I carri armati perfettamente funzionanti che possono essere ammirati, oggi ben più raramente, sulle pendici antistanti al massiccio noto come Montagna del Cowboy sono due magnifici esemplari di M60 Patton dotati di cannone M48 da 105 mm, veicolo entrato in servizio nel 1961 e quindi già gravemente obsoleto all’epoca della sua implementazione neo-belligerante. I quali venivano guidati sistematicamente, a ogni autunno fino almeno all’anno 2017, presso il sito dove sarebbero stati parzialmente ricoperti dalla neve rimanendo inamovibili per l’intero inverno, in posizione strategica finalizzata a bersagliare il punto chiave determinato volta per volta dagli addetti del WSDOT (Washington State Department of Transportation). C’è anche in questo caso, la figura di un visionario innovatore delle procedure, quel John Stimberis che ad oggi ricompare, periodicamente, negli articoli di approfondimento dei giornali americani e in qualche interessante intervista online. Sotto la cui guida, in maniera organica con studi della situazione vigente e come parte di un arsenale che include anche i tradizionali sistemi d’artiglieria non motorizzati, il rischio valanghe viene combattuto un colpo alla volta, con il tipo di aggressività risolutiva che, nel corso della storia, si è sempre dimostrata utile a risolvere le situazioni di guerra… E non solo.
Mentre i carri armati svolgevano egregiamente il proprio compito presso il passo di Stevens, il Servizio Forestale continuò dunque a rivedere le proprie prospettive di belligeranza. Portando al progressivo abbandono dei cannoni senza rinculo, anche data la difficoltà crescente nel reperirne le munizioni ormai uscite dall’uso corrente dell’Esercito, mentre gli addetti della AAUNAC passavano all’impiego di più maneggevoli obici/howitzer da 105 mm di tipo M3.

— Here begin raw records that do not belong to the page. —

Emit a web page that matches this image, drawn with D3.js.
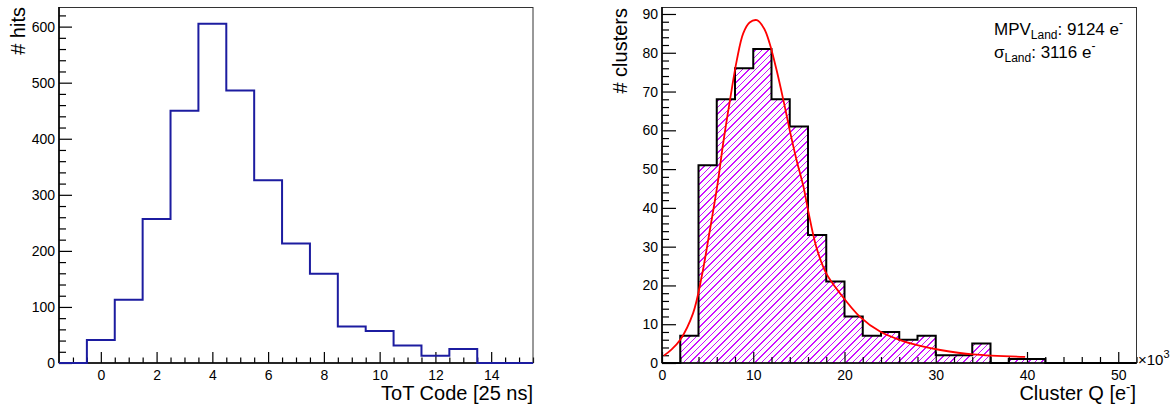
<!DOCTYPE html>
<html>
<head>
<meta charset="utf-8">
<style>
	body { margin: 0; background: #fff; }
	svg text { font-family: "Liberation Sans", Arial, Helvetica, sans-serif; fill: #000; }
</style>
</head>
<body>
<svg width="1175" height="407"></svg>

<script src="https://d3js.org/d3.v7.min.js"></script>
<script>
	// ToT histogram, bins of width 1 centred on the integers
	var totCodes = [-1, 0, 1, 2, 3, 4, 5, 6, 7, 8, 9, 10, 11, 12, 13, 14, 15];
	var totHits = [0, 41, 113, 257, 450, 605, 486, 326, 213, 159, 65, 57, 31, 13, 25, 0, 0];

	// cluster charge (x10^3 e-), lower bin edges, bins of width 2
	var chargeEdges = [0, 2, 4, 6, 8, 10, 12, 14, 16, 18, 20, 22, 24, 26, 28, 30, 32, 34, 36, 38, 40, 42, 44, 46, 48, 50];
	var clusterCounts = [0, 7, 51, 68, 76, 81, 68, 61, 33, 21, 12, 7, 8, 6, 7, 2, 2, 5, 0, 1, 1, 0, 0, 0, 0, 0];

	// landau fit curve
	var fitQ = [0.2, 1.0, 2.0, 3.4, 4.35, 5.25, 6.1, 6.7, 7.45, 8.2, 8.9, 9.6, 10.4, 11.2, 11.8, 12.55, 13.3, 14.0, 14.75, 15.5, 16.0, 16.9, 18.0, 19.5, 21.7, 23.9, 26.1, 28.3, 30.5, 34.1, 39.8];
	var fitN = [1.9, 3.4, 6.0, 12.8, 22.3, 34.3, 46.3, 56.6, 67.8, 78.1, 85.0, 87.8, 88.4, 86.2, 82.4, 75.6, 67.8, 60.0, 52.3, 45.5, 39.5, 30.0, 23.1, 18.0, 11.9, 8.1, 5.9, 4.4, 3.35, 2.2, 1.6];

	var fitLabels = [
		{name: "MPV", sub: "Land", val: ": 9124 e"},
		{name: "\u03c3", sub: "Land", val: ": 3116 e"}
	];

	var svg = d3.select("svg");
	var yTop = 7, yBot = 363;

	function range(a, b, s) {
		var out = [];
		for (var v = a; v <= b + 1e-9; v += s) out.push(+v.toFixed(4));
		return out;
	}

	// draws frame + axes with inward ticks, ROOT style
	function frame(g, x, y, o) {
		var x0 = x.range()[0], x1 = x.range()[1];

		var minorX = range(o.xMinor[0], x.domain()[1], o.xMinor[1]).filter(function(v) { return o.xMajor.indexOf(v) < 0 && v > x.domain()[0]; });
		var minorY = range(0, y.domain()[1], o.yMinor).filter(function(v) { return o.yMajor.indexOf(v) < 0; });

		g.append("g")
			.attr("transform", "translate(0," + yBot + ")")
			.call(d3.axisBottom(x).tickValues(minorX).tickSize(-o.xMin).tickFormat(""))
			.call(function(a) { a.select(".domain").remove(); });
		g.append("g")
			.attr("transform", "translate(0," + yBot + ")")
			.call(d3.axisBottom(x).tickValues(o.xMajor).tickSize(-o.xMaj).tickPadding(7).tickFormat(d3.format("d")))
			.call(function(a) { a.select(".domain").remove(); });

		g.append("g")
			.attr("transform", "translate(" + x0 + ",0)")
			.call(d3.axisLeft(y).tickValues(minorY).tickSize(-o.yMin).tickFormat(""))
			.call(function(a) { a.select(".domain").remove(); });
		g.append("g")
			.attr("transform", "translate(" + x0 + ",0)")
			.call(d3.axisLeft(y).tickValues(o.yMajor).tickSize(-o.yMaj).tickPadding(4).tickFormat(d3.format("d")))
			.call(function(a) { a.select(".domain").remove(); });

		g.selectAll(".tick line").attr("stroke", "#000").attr("stroke-width", 1.2);
		g.selectAll(".tick text")
			.attr("fill", "#000")
			.style("font-size", "14px")
			.style("font-family", "'Liberation Sans', Arial, sans-serif");

		g.append("rect")
			.attr("x", x0).attr("y", yTop + 0.5)
			.attr("width", x1 - x0).attr("height", yBot - yTop - 0.5)
			.attr("fill", "none").attr("stroke", "#333").attr("stroke-width", 1);
		g.append("line")
			.attr("x1", x0).attr("x2", x0).attr("y1", yTop).attr("y2", yBot)
			.attr("stroke", "#000").attr("stroke-width", 1.6);
		g.append("line")
			.attr("x1", x0).attr("x2", x1).attr("y1", yBot).attr("y2", yBot)
			.attr("stroke", "#000").attr("stroke-width", 1.6);
	}

	// ---- left: ToT
	var xL = d3.scaleLinear().domain([-1.5, 15.5]).range([59, 533]);
	var yL = d3.scaleLinear().domain([0, 635]).range([yBot, yTop]);
	var gL = svg.append("g");

	var totPts = totCodes.map(function(c, i) { return [c - 0.5, totHits[i]]; });
	totPts.push([totCodes[totCodes.length - 1] + 0.5, totHits[totHits.length - 1]]);

	frame(gL, xL, yL, {
		xMajor: range(0, 14, 2), xMinor: [-1.5, 0.5], xMaj: 11, xMin: 5.5,
		yMajor: range(0, 600, 100), yMinor: 20, yMaj: 13, yMin: 7
	});

	gL.append("path")
		.datum(totPts)
		.attr("d", d3.line().x(function(d) { return xL(d[0]); }).y(function(d) { return yL(d[1]); }).curve(d3.curveStepAfter))
		.attr("fill", "none")
		.attr("stroke", "#1c1ca0")
		.attr("stroke-width", 2);

	gL.append("text")
		.attr("transform", "translate(25," + yTop + ") rotate(-90)")
		.attr("text-anchor", "end")
		.style("font-size", "20px")
		.text("# hits");
	gL.append("text")
		.attr("x", 533).attr("y", 400)
		.attr("text-anchor", "end")
		.style("font-size", "20px")
		.text("ToT Code [25 ns]");

	// ---- right: cluster charge
	var xR = d3.scaleLinear().domain([0, 52]).range([662, 1136.5]);
	var yR = d3.scaleLinear().domain([0, 91.8]).range([yBot, yTop]);
	var gR = svg.append("g");

	var qPts = chargeEdges.map(function(e, i) { return [e, clusterCounts[i]]; });
	qPts.push([chargeEdges[chargeEdges.length - 1] + 2, clusterCounts[clusterCounts.length - 1]]);

	// hatched fill: diagonal lines clipped to the histogram area
	svg.append("defs").append("clipPath").attr("id", "histclip")
		.append("path")
		.attr("d", d3.area().x(function(d) { return xR(d[0]); }).y0(yBot).y1(function(d) { return yR(d[1]); }).curve(d3.curveStepAfter)(qPts));

	var hatchG = gR.append("g").attr("clip-path", "url(#histclip)");
	var hx0 = xR.range()[0], hx1 = xR.range()[1];
	var offsets = d3.range(hx0 - (yBot - yTop), hx1, 6.5);
	hatchG.selectAll("line")
		.data(offsets)
		.join("line")
		.attr("x1", function(d) { return d; })
		.attr("y1", yBot)
		.attr("x2", function(d) { return d + (yBot - yTop); })
		.attr("y2", yTop)
		.attr("stroke", "#cc11ff")
		.attr("stroke-width", 1)
		.attr("shape-rendering", "crispEdges");

	frame(gR, xR, yR, {
		xMajor: range(0, 50, 10), xMinor: [0, 2], xMaj: 11, xMin: 6,
		yMajor: range(0, 90, 10), yMinor: 2, yMaj: 14, yMin: 7
	});

	gR.append("path")
		.datum(qPts)
		.attr("d", d3.line().x(function(d) { return xR(d[0]); }).y(function(d) { return yR(d[1]); }).curve(d3.curveStepAfter))
		.attr("fill", "none")
		.attr("stroke", "#000")
		.attr("stroke-width", 2);

	gR.append("path")
		.datum(fitQ.map(function(q, i) { return [q, fitN[i]]; }))
		.attr("d", d3.line().x(function(d) { return xR(d[0]); }).y(function(d) { return yR(d[1]); }).curve(d3.curveCatmullRom))
		.attr("fill", "none")
		.attr("stroke", "#ff0000")
		.attr("stroke-width", 1.8);

	gR.append("text")
		.attr("transform", "translate(627," + (yTop + 1) + ") rotate(-90)")
		.attr("text-anchor", "end")
		.style("font-size", "20px")
		.text("# clusters");

	var xt = gR.append("text")
		.attr("x", 1136).attr("y", 400)
		.attr("text-anchor", "end")
		.style("font-size", "20px");
	xt.append("tspan").text("Cluster Q [e");
	xt.append("tspan").attr("dy", -9).style("font-size", "13px").text("-");
	xt.append("tspan").attr("dy", 9).text("]");

	var mult = gR.append("text")
		.attr("x", 1138).attr("y", 365)
		.style("font-size", "15px");
	mult.append("tspan").text("\u00d710");
	mult.append("tspan").attr("dy", -7).style("font-size", "11px").text("3");

	fitLabels.forEach(function(l, i) {
		var t = gR.append("text")
			.attr("x", 994).attr("y", 35 + i * 23)
			.style("font-size", "17px");
		t.append("tspan").text(l.name);
		t.append("tspan").attr("dy", 4).style("font-size", "12px").text(l.sub);
		t.append("tspan").attr("dy", -4).text(l.val);
		t.append("tspan").attr("dy", -8).style("font-size", "12px").text("-");
	});
</script>
</body>
</html>
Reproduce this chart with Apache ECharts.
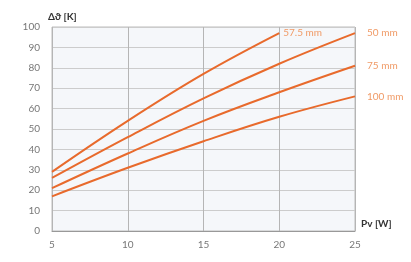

I quali, oltre a presentare una traiettoria di tiro maggiormente elevata con ottima predisposizione a centrare il bersaglio, presentano il vantaggio certamente non trascurabile di poter essere utilizzati al chiuso, al di sotto di tettoie o capanni capaci di proteggere il personale dalla furia inclemente degli elementi. Pur non prevenendo, del tutto, ogni possibile tipologia d’incidente: celebre sarebbe rimasto a tal proposito il caso del marzo del 2005, in cui un proiettile scagliato presso la località di Pleasant Grove nella contea di Deseret, nello Utah, avrebbe superato l’obiettivo prefissato, abbattendosi con conseguenze devastanti in prossimità di un’abitazione, dove si trovava al momento un’intera famiglia di tre persone. I cui membri nonostante i significativi danni materiali, non avrebbero fortunatamente riportato alcun tipo di conseguenza uscendo incolumi dalla terribile esperienza. Resta impossibile negare in conclusione come, per ogni colpo d’artiglieria scagliato, sussista sempre il rischio di possibili danni collaterali. Sebbene il controllo valanghe resti, nella maggior parte dei casi, sempre meglio dell’alternativa!